I am very lucky to have found such a great doctor for my second opinion... the official diagnosis of first orthopaedic surgeon I saw after my re-injury in mid-April was that I had "arthritis". Period. But basically I've been walking around on a chipped -- or broken -- tibia, with no ACL, and no femur-to-knee cartilage for over two months. Yes, I am very grateful that I sought a second opinion and that I found Dr. Turnage.

This was the "soft" version for my grandma and parents... reality is that it hurts like a son of a bitch and I cried for three days afterward wishing that someone had amputated my leg above my knee (for those of you who are about to throw barbs at me for that comment, I would advise against doing so. You don't know the extent of my original injury or how I was injured. You don't want to go there with me).

Colitas, email me privately about our classmate who is having surgery tomorrow.

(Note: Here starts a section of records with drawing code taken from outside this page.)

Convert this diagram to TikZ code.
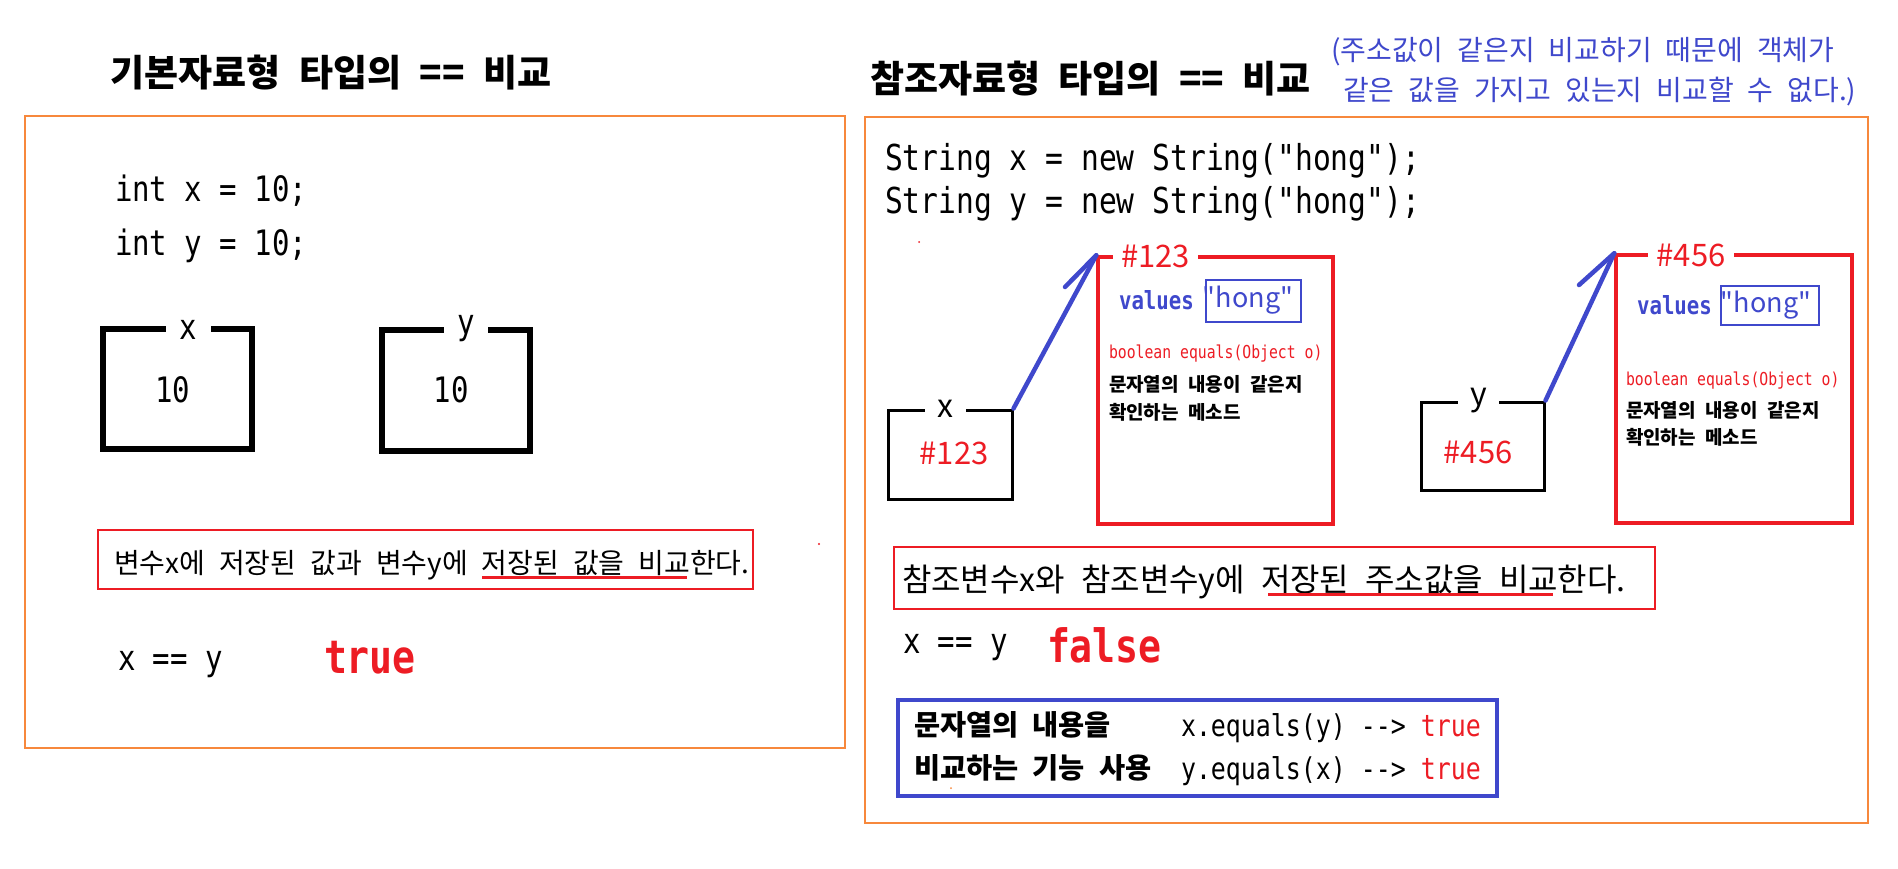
\documentclass[tikz,border=0pt]{standalone}
\usepackage{fontspec}
\setmainfont{Noto Sans CJK KR}
\newfontfamily\plainkr{Noto Sans CJK KR}
\newfontfamily\mono[FakeStretch=0.83]{DejaVu Sans Mono}
\definecolor{cred}{RGB}{237,28,36}
\definecolor{cblue}{RGB}{63,72,204}
\definecolor{corange}{RGB}{247,136,60}
\newcommand\halfspace{\spaceskip=0.5em\relax}
\begin{document}
\begin{tikzpicture}[x=1pt,y=-1pt,
  t/.style={inner sep=0pt, outer sep=0pt, anchor=west, font=\fontsize{#1}{#1}\selectfont, execute at begin node=\halfspace, text height={0.76*#1pt}, text depth=0pt},
  tc/.style={t=#1, anchor=center},
  panel/.style={draw=corange, line width=1.5pt, inner sep=0pt},
  thinred/.style={draw=cred, line width=1.5pt, inner sep=0pt},
  varbox/.style={draw=black, inner sep=0pt},
  objbox/.style={draw=cred, line width=3.5pt, inner sep=0pt},
  valbox/.style={draw=cblue, line width=1.3pt, inner sep=0pt},
  gap/.style={fill=white, minimum height=10},
  arr/.style={draw=cblue, line width=4.5pt, line cap=round},
  uline/.style={draw=cred, line width=3pt}
]
\fill[white] (0,0) rectangle (1898,868);
\useasboundingbox (0,0) rectangle (1898,868);

% ---------- left panel ----------
\node[tc=37] (lt) at (331,72) {\bfseries 기본자료형 타입의 == 비교};
\node[panel, minimum width=820, minimum height=632] (lp) at (435,432) {};
\node[t=35] (c1) at (115,188) {\mono int x = 10;};
\node[t=35] (c2) at (115,242) {\mono int y = 10;};

\node[varbox, line width=5.5pt, minimum width=149, minimum height=120] (bx) at (177.5,389) {};
\node[tc=35, gap, minimum width=45] (bxl) at (188.5,326) {\mono x};
\node[tc=35] (bxv) at (173,389) {\mono 10};

\node[varbox, line width=5.5pt, minimum width=148, minimum height=121] (by) at (456,390.5) {};
\node[tc=35, gap, minimum width=44] (byl) at (466,321.5) {\mono y};
\node[tc=35] (byv) at (451,389) {\mono 10};

\node[thinred, minimum width=655, minimum height=59] (ls) at (425.5,559.5) {};
\node[t=28] (lst) at (114,563) {변수x에 저장된 값과 변수y에 저장된 값을 비교한다.};
\coordinate (lu1) at (482,577);
\coordinate (lu2) at (687,577);
\draw[uline] (lu1) -- (lu2);

\node[t=35] (leq) at (118,657) {\mono x == y};
\node[t=46, text=cred] (ltrue) at (324,656) {\mono\bfseries true};
\fill[cred] (819,544) circle (1.2);

% ---------- right panel ----------
\node[tc=37] (rt) at (1090.5,78) {\bfseries 참조자료형 타입의 == 비교};
\node[t=28, text=cblue] (n1) at (1331,50) {(주소값이 같은지 비교하기 때문에 객체가};
\node[t=28, text=cblue] (n2) at (1343,90) {같은 값을 가지고 있는지 비교할 수 없다.)};
\node[panel, minimum width=1003, minimum height=706] (rp) at (1366.5,470) {};
\node[t=35.7] (c3) at (885,157) {\mono String x = new String("hong");};
\node[t=35.7] (c4) at (885,200) {\mono String y = new String("hong");};
\fill[cred] (919,242) circle (1);

% variable x and object #123
\node[varbox, line width=3pt, minimum width=124, minimum height=89] (rx) at (950,454.5) {};
\node[tc=32, gap, minimum width=41] (rxl) at (945.5,405.5) {x};
\node[tc=31, text=cred] (rxv) at (954,453) {\#123};

\node[objbox, minimum width=235, minimum height=267] (o1) at (1215.5,390.5) {};
\node[tc=31, gap, minimum width=85, text=cred] (o1l) at (1155.5,256) {\#123};
\node[t=25, text=cblue] (o1v) at (1119,300) {\mono\bfseries values};
\node[valbox, minimum width=95, minimum height=42] (h1) at (1253.5,301) {};
\node[tc=27, text=cblue] (h1t) at (1248,297) {\plainkr "hong"};
\node[t=17.8, text=cred] (o1m) at (1109,352) {\mono boolean equals(Object o)};
\node[t=19] (o1k1) at (1109,384) {\bfseries 문자열의 내용이 같은지};
\node[t=19] (o1k2) at (1109,412) {\bfseries 확인하는 메소드};

\coordinate (b1) at (1065,287);
\draw[arr] (rx.north east) -- (o1.north west);
\draw[arr] (o1.north west) -- (b1);

% variable y and object #456
\node[varbox, line width=3pt, minimum width=123, minimum height=88] (ry) at (1482.5,446) {};
\node[tc=32, gap, minimum width=41] (ryl) at (1478.5,393.5) {y};
\node[tc=31, text=cred] (ryv) at (1478,452) {\#456};

\node[objbox, minimum width=236, minimum height=268] (o2) at (1734,389) {};
\node[tc=31, gap, minimum width=86, text=cred] (o2l) at (1691,255) {\#456};
\node[t=25, text=cblue] (o2v) at (1637,305) {\mono\bfseries values};
\node[valbox, minimum width=98, minimum height=39] (h2) at (1770,305.5) {};
\node[tc=27, text=cblue] (h2t) at (1766,302) {\plainkr "hong"};
\node[t=17.8, text=cred] (o2m) at (1626,379) {\mono boolean equals(Object o)};
\node[t=19] (o2k1) at (1626,410) {\bfseries 문자열의 내용이 같은지};
\node[t=19] (o2k2) at (1626,437) {\bfseries 확인하는 메소드};

\coordinate (b2) at (1579,285);
\draw[arr] (ry.north east) -- (o2.north west);
\draw[arr] (o2.north west) -- (b2);

% sentence
\node[thinred, minimum width=761, minimum height=62] (rs) at (1274.5,578) {};
\node[t=32] (rst) at (902,579) {참조변수x와 참조변수y에 저장된 주소값을 비교한다.};
\coordinate (ru1) at (1268,594);
\coordinate (ru2) at (1553,594);
\draw[uline] (ru1) -- (ru2);

\node[t=35] (req) at (903,640) {\mono x == y};
\node[t=46, text=cred] (rfalse) at (1047,645) {\mono\bfseries false};

% equals box
\node[draw=cblue, line width=3.5pt, inner sep=0pt, minimum width=599, minimum height=96] (eb) at (1197.5,748) {};
\node[t=28.4] (ek1) at (914,725) {\bfseries 문자열의 내용을};
\node[t=28.4] (ek2) at (914,768) {\bfseries 비교하는 기능 사용};
\node[t=30] (em1) at (1181,725) {\mono x.equals(y) -\kern0pt-\kern0pt> \textcolor{cred}{true}};
\node[t=30] (em2) at (1181,768) {\mono y.equals(x) -\kern0pt-\kern0pt> \textcolor{cred}{true}};
\fill[corange] (951,788) circle (1);
\end{tikzpicture}
\end{document}
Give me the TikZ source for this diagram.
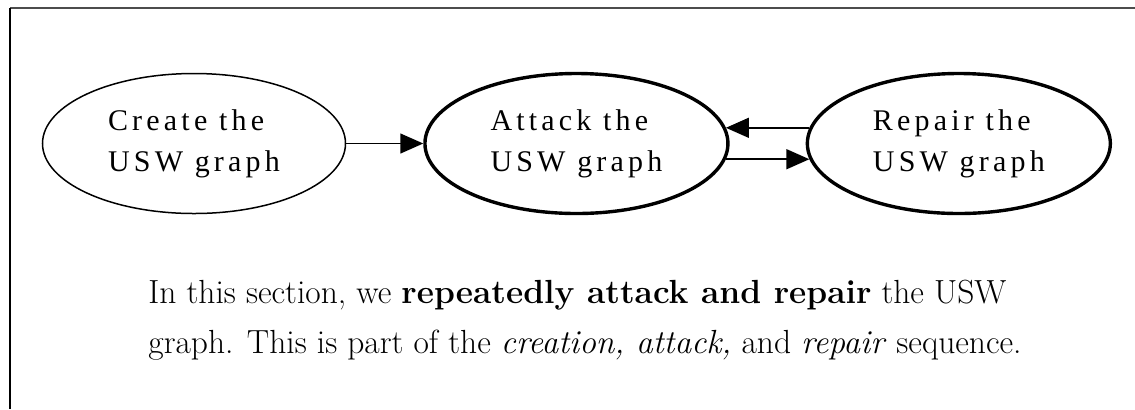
\documentclass[tikz,border=0pt]{standalone}
\usepackage{fontspec}
\usepackage{tikz}
\usetikzlibrary{arrows.meta,positioning,shapes.geometric}
\newfontfamily\gvfont[LetterSpace=14]{Liberation Serif}
\tikzset{
  stage/.style={
    ellipse,
    draw=black,
    line width=0.75pt,
    inner sep=0pt,
    minimum width=151.5pt,
    minimum height=70pt,
    align=left,
    font=\gvfont\fontsize{15}{20.5}\selectfont
  },
  stagebold/.style={stage, line width=1.7pt},
  stagearrow/.style={-{Triangle[length=11.5pt,width=10pt]}, line width=0.75pt}
}

\begin{document}
\begin{tikzpicture}[x=0.5pt,y=-0.5pt]
\useasboundingbox (0,0) rectangle (1135,409);
\draw[black!70, line width=1pt] (10,8) -- (1135,8);
\draw[line width=0.8pt] (10,8) -- (10,409);
\node[stage] (create) at (194,143.5) {Create the\\USW graph};
\node[stagebold, right=38.5pt of create] (attack) {Attack the\\USW graph};
\node[stagebold, right=38pt of attack] (repair) {Repair the\\USW graph};
\draw[stagearrow] (create) -- (attack);
\draw[stagearrow] (repair.174) -- (attack.6);
\draw[stagearrow] (attack.-6) -- (repair.186);
\node[anchor=base west, inner sep=0pt, align=left,
  font=\fontsize{16.73}{25}\selectfont] (desc) at (148,353)
  {In this section, we \textbf{repeatedly attack and repair} the USW\\
   graph. This is part of the \textit{creation, attack,} and \textit{repair} sequence.};
\end{tikzpicture}
\end{document}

You should be able to send email to me via my Tehachapi News profile... it has changed since the last time we emailed.

posted by riceme on Jun 30, 2008 at 07:18 PM

My god, when WAS that?? I remember which classroom we were in, and exactly where everyone was sitting. I remember everyone who was there. But I've no clue what grade we were in... 2nd?? I guess it must have been Mrs. Beerline's class, right?

Nothing was ever the same after that... it changed everything for me, too. You have to remember that I had just lost my mom when I was four. This was loss on a totally different plane to me. Not that it compares to what you and your family went through (and still do), but it messed me up too.

posted by Colitas on Jun 30, 2008 at 07:53 PM

Naw, I was in 5th grade maybe 6th.  I always said 5th grade because I was 10, but he died in Oct which would have meant the new school had started already.  So that would have put me in 6th grade.  But I can't remember the teachers name.  Actually I don't really remember much of anything else that was going on during that time expect the death.  Wow, I can't remember anything about school expect getting cards/notes from the kids in class.  I think that's around the time or at least the same year we all went to Mountain Park for like a camp thing.  It could have been the year before.  Like I said, it's like a blank to me.  I'll try to email ya later.

posted by riceme on Jun 30, 2008 at 08:10 PM

Wow... we seemed so young in my memory of it all. So tiny... I guess we really were, just a skewed childhood memory. I don't even remember who I had for 5th or 6th grade teachers, and I don't remember the Mountain Park thing. I mean, I remember that it was planned, but I don't remember being there.

posted by Colitas on Jun 30, 2008 at 08:33 PM

Jeez, I thought it was just my memory that was bad...lol.  Glad to know it's not just me =)

posted by riceme on Jun 30, 2008 at 09:49 PM

No, we are actually getting old, girl!